The evidence presented was certainly compelling, but will it be the end of the story? Not if Sainte-Marie and her adopted family in the Piapot First Nation have anything to do about it.

“I am proud of my Indigenous-American identity and the deep ties I have to Canada and the Piapot family,” said the singer in a statement just before the program unspooled, stating that her mother told her she was adopted, there was no documentation, and she might have been born “on the wrong side of the blanket.”

“As a young adult, I was adopted by Emile Piapot (son of Chief Piapot, Treaty 4 Adhesion signatory), and Clara Starblanket Piapot (daughter of Chief Starblanket, Treaty 4 signatory), in accordance with Cree law and customs,” she continued. “They were kind, loving, and proud to claim me as their own. I love my Piapot family and am so lucky to have them in my life. I have always struggled to answer questions about who I am. For a long time, I tried to discover information about my background. Through that research what became clear, and what I have always been honest about, is that I don’t know where I’m from or who my birth parents were, and I will never know. Which is why, to be questioned in this way today, is painful for both me and for my two families I love so dearly.”
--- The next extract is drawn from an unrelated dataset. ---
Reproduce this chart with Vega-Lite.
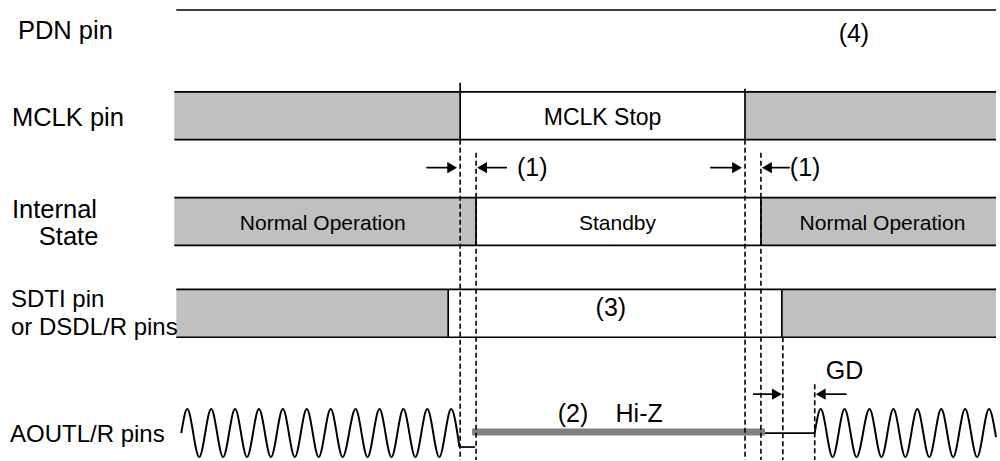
{
  "$schema": "https://vega.github.io/schema/vega-lite/v6.json",
  "width": 1000,
  "height": 461,
  "padding": 0,
  "autosize": {"type": "fit", "contains": "padding"},
  "background": "white",
  "config": {"view": {"stroke": null}, "font": "Liberation Sans"},
  "datasets": {
    "bands": [
      {"row": "MCLK", "x": 175, "x2": 462, "y": 92, "y2": 140},
      {"row": "MCLK", "x": 748, "x2": 1000, "y": 92, "y2": 140},
      {"row": "Internal", "x": 175, "x2": 478, "y": 198, "y2": 246},
      {"row": "Internal", "x": 764, "x2": 1000, "y": 198, "y2": 246},
      {"row": "SDTI", "x": 177, "x2": 450, "y": 290, "y2": 338},
      {"row": "SDTI", "x": 785, "x2": 1000, "y": 290, "y2": 338}
    ],
    "solid": [
      {"x": 177, "y": 10, "x2": 1000, "y2": 10},
      {"x": 175, "y": 92, "x2": 1000, "y2": 92},
      {"x": 175, "y": 140, "x2": 1000, "y2": 140},
      {"x": 462, "y": 83, "x2": 462, "y2": 140},
      {"x": 748, "y": 89, "x2": 748, "y2": 140},
      {"x": 175, "y": 198, "x2": 1000, "y2": 198},
      {"x": 175, "y": 246, "x2": 1000, "y2": 246},
      {"x": 478, "y": 198, "x2": 478, "y2": 246},
      {"x": 764, "y": 198, "x2": 764, "y2": 246},
      {"x": 177, "y": 290, "x2": 1000, "y2": 290},
      {"x": 177, "y": 338, "x2": 1000, "y2": 338},
      {"x": 450, "y": 290, "x2": 450, "y2": 338},
      {"x": 785, "y": 290, "x2": 785, "y2": 338},
      {"x": 461, "y": 445, "x2": 461, "y2": 448},
      {"x": 461, "y": 448, "x2": 477, "y2": 448},
      {"x": 768, "y": 434, "x2": 818, "y2": 434},
      {"x": 428, "y": 168, "x2": 452, "y2": 168},
      {"x": 486, "y": 168, "x2": 509, "y2": 168},
      {"x": 713, "y": 168, "x2": 738, "y2": 168},
      {"x": 772, "y": 168, "x2": 793, "y2": 168},
      {"x": 756, "y": 395, "x2": 778, "y2": 395},
      {"x": 826, "y": 395, "x2": 850, "y2": 395}
    ],
    "dashed": [
      {"x": 462, "y": 140, "x2": 462, "y2": 461},
      {"x": 478, "y": 153, "x2": 478, "y2": 461},
      {"x": 748, "y": 140, "x2": 748, "y2": 461},
      {"x": 764, "y": 153, "x2": 764, "y2": 461},
      {"x": 786, "y": 338, "x2": 786, "y2": 461},
      {"x": 818, "y": 385, "x2": 818, "y2": 461}
    ],
    "heads": [
      {"x": 454, "y": 168, "dir": "right"},
      {"x": 484, "y": 168, "dir": "left"},
      {"x": 740, "y": 168, "dir": "right"},
      {"x": 770, "y": 168, "dir": "left"},
      {"x": 780, "y": 395, "dir": "right"},
      {"x": 824, "y": 395, "dir": "left"}
    ],
    "hiz": [
      {"x": 474, "y": 433, "x2": 768, "y2": 433}
    ],
    "wave": [
      {"s": "L", "x": 182, "y": 434}, {"s": "L", "x": 188, "y": 410}, {"s": "L", "x": 200, "y": 458},
      {"s": "L", "x": 212, "y": 410}, {"s": "L", "x": 224, "y": 458}, {"s": "L", "x": 236, "y": 410},
      {"s": "L", "x": 248, "y": 458}, {"s": "L", "x": 260, "y": 410}, {"s": "L", "x": 272, "y": 458},
      {"s": "L", "x": 284, "y": 410}, {"s": "L", "x": 296, "y": 458}, {"s": "L", "x": 308, "y": 410},
      {"s": "L", "x": 320, "y": 458}, {"s": "L", "x": 332, "y": 410}, {"s": "L", "x": 344, "y": 458},
      {"s": "L", "x": 357, "y": 410}, {"s": "L", "x": 369, "y": 458}, {"s": "L", "x": 381, "y": 410},
      {"s": "L", "x": 393, "y": 458}, {"s": "L", "x": 405, "y": 410}, {"s": "L", "x": 417, "y": 458},
      {"s": "L", "x": 429, "y": 410}, {"s": "L", "x": 441, "y": 458}, {"s": "L", "x": 453, "y": 410},
      {"s": "L", "x": 461, "y": 446},
      {"s": "R", "x": 818, "y": 434}, {"s": "R", "x": 824, "y": 410}, {"s": "R", "x": 836, "y": 458},
      {"s": "R", "x": 848, "y": 410}, {"s": "R", "x": 860, "y": 458}, {"s": "R", "x": 873, "y": 410},
      {"s": "R", "x": 885, "y": 458}, {"s": "R", "x": 897, "y": 410}, {"s": "R", "x": 909, "y": 458},
      {"s": "R", "x": 921, "y": 410}, {"s": "R", "x": 933, "y": 458}, {"s": "R", "x": 945, "y": 410},
      {"s": "R", "x": 957, "y": 458}, {"s": "R", "x": 969, "y": 410}, {"s": "R", "x": 981, "y": 458},
      {"s": "R", "x": 993, "y": 410}, {"s": "R", "x": 1000, "y": 438}
    ],
    "labelsBig": [
      {"x": 18, "y": 39, "t": "PDN pin"},
      {"x": 12, "y": 126, "t": "MCLK pin"},
      {"x": 12, "y": 218, "t": "Internal"},
      {"x": 39, "y": 246, "t": "State"}
    ],
    "labelsMid": [
      {"x": 11, "y": 308, "t": "SDTI pin"},
      {"x": 11, "y": 336, "t": "or DSDL/R pins"},
      {"x": 10, "y": 443, "t": "AOUTL/R pins"}
    ],
    "bandText": [
      {"x": 324, "y": 231, "t": "Normal Operation"},
      {"x": 620, "y": 231, "t": "Standby"},
      {"x": 886, "y": 231, "t": "Normal Operation"}
    ],
    "stopText": [
      {"x": 605, "y": 125, "t": "MCLK Stop"}
    ],
    "annot": [
      {"x": 842, "y": 42, "t": "(4)"},
      {"x": 519, "y": 176, "t": "(1)"},
      {"x": 793, "y": 176, "t": "(1)"},
      {"x": 598, "y": 317, "t": "(3)"},
      {"x": 560, "y": 423, "t": "(2)"},
      {"x": 618, "y": 423, "t": "Hi-Z"},
      {"x": 829, "y": 380, "t": "GD"}
    ]
  },
  "encoding": {
    "x": {"field": "x", "type": "quantitative", "scale": {"domain": [0, 1000], "nice": false, "zero": false}, "axis": null},
    "y": {"field": "y", "type": "quantitative", "scale": {"domain": [0, 461], "nice": false, "zero": false, "reverse": true}, "axis": null}
  },
  "layer": [
    {
      "data": {"name": "bands"},
      "mark": {"type": "rect", "fill": "#c0c0c0", "stroke": null},
      "encoding": {"x2": {"field": "x2"}, "y2": {"field": "y2"}}
    },
    {
      "data": {"name": "hiz"},
      "mark": {"type": "rule", "color": "#808080", "strokeWidth": 7},
      "encoding": {"x2": {"field": "x2"}, "y2": {"field": "y2"}}
    },
    {
      "data": {"name": "dashed"},
      "mark": {"type": "rule", "color": "black", "strokeWidth": 1.6, "strokeDash": [5, 3]},
      "encoding": {"x2": {"field": "x2"}, "y2": {"field": "y2"}}
    },
    {
      "data": {"name": "solid"},
      "mark": {"type": "rule", "color": "black", "strokeWidth": 1.7},
      "encoding": {"x2": {"field": "x2"}, "y2": {"field": "y2"}}
    },
    {
      "data": {"name": "heads"},
      "mark": {"type": "point", "filled": true, "color": "black", "size": 130, "opacity": 1},
      "encoding": {
        "shape": {"field": "dir", "type": "nominal", "scale": {"domain": ["right", "left"], "range": ["triangle-right", "triangle-left"]}, "legend": null}
      }
    },
    {
      "data": {"name": "wave"},
      "mark": {"type": "line", "color": "black", "strokeWidth": 2, "interpolate": "monotone"},
      "encoding": {"detail": {"field": "s", "type": "nominal"}}
    },
    {
      "data": {"name": "labelsBig"},
      "mark": {"type": "text", "align": "left", "baseline": "alphabetic", "fontSize": 25.5, "color": "black"},
      "encoding": {"text": {"field": "t"}}
    },
    {
      "data": {"name": "labelsMid"},
      "mark": {"type": "text", "align": "left", "baseline": "alphabetic", "fontSize": 24, "color": "black"},
      "encoding": {"text": {"field": "t"}}
    },
    {
      "data": {"name": "bandText"},
      "mark": {"type": "text", "align": "center", "baseline": "alphabetic", "fontSize": 21, "color": "black"},
      "encoding": {"text": {"field": "t"}}
    },
    {
      "data": {"name": "stopText"},
      "mark": {"type": "text", "align": "center", "baseline": "alphabetic", "fontSize": 23, "color": "black"},
      "encoding": {"text": {"field": "t"}}
    },
    {
      "data": {"name": "annot"},
      "mark": {"type": "text", "align": "left", "baseline": "alphabetic", "fontSize": 25, "color": "black"},
      "encoding": {"text": {"field": "t"}}
    }
  ]
}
The Piapot First Nation also has her back, adding separately: “She is our Auntie, our relative, and a beloved member of the Piapot family and community. The accusations which are about to be made of our Auntie Buffy are hurtful, ignorant, colonial – and racist. No one, including Canada and its governments, the Indian Act, institutions, media, or any person anywhere can deny our family’s inherent right to determine who is a member of our family and community. 

“Buffy is our family. We chose her and she chose us. We claim her as a member of our family and all of our family members are from the Piapot First Nation. To us, that holds far more weight than any paper documentation or colonial record keeping ever could. We are a sovereign nation, a sovereign people – Canada does not get to determine who we claim as a family, and neither does the media. It’s up to us to determine who is a member of our community and our family. Every understanding of our spiritual practice, the history our grandparents shared with us, and the traditions of the Cree refute your suggestion that our Auntie Buffy is not Indigenous or a member of our community.”

I am not here to determine who Buffy Sainte-Marie is. Is the paper trail troubling? Yes. Are there nuances to this story? Yes. Is there more to consider beyond our own traditions of what constitutes a family? It seems that there are.

“When a sovereign First Nation tells you who is and is not a member…”

An interesting national conversation awaits us.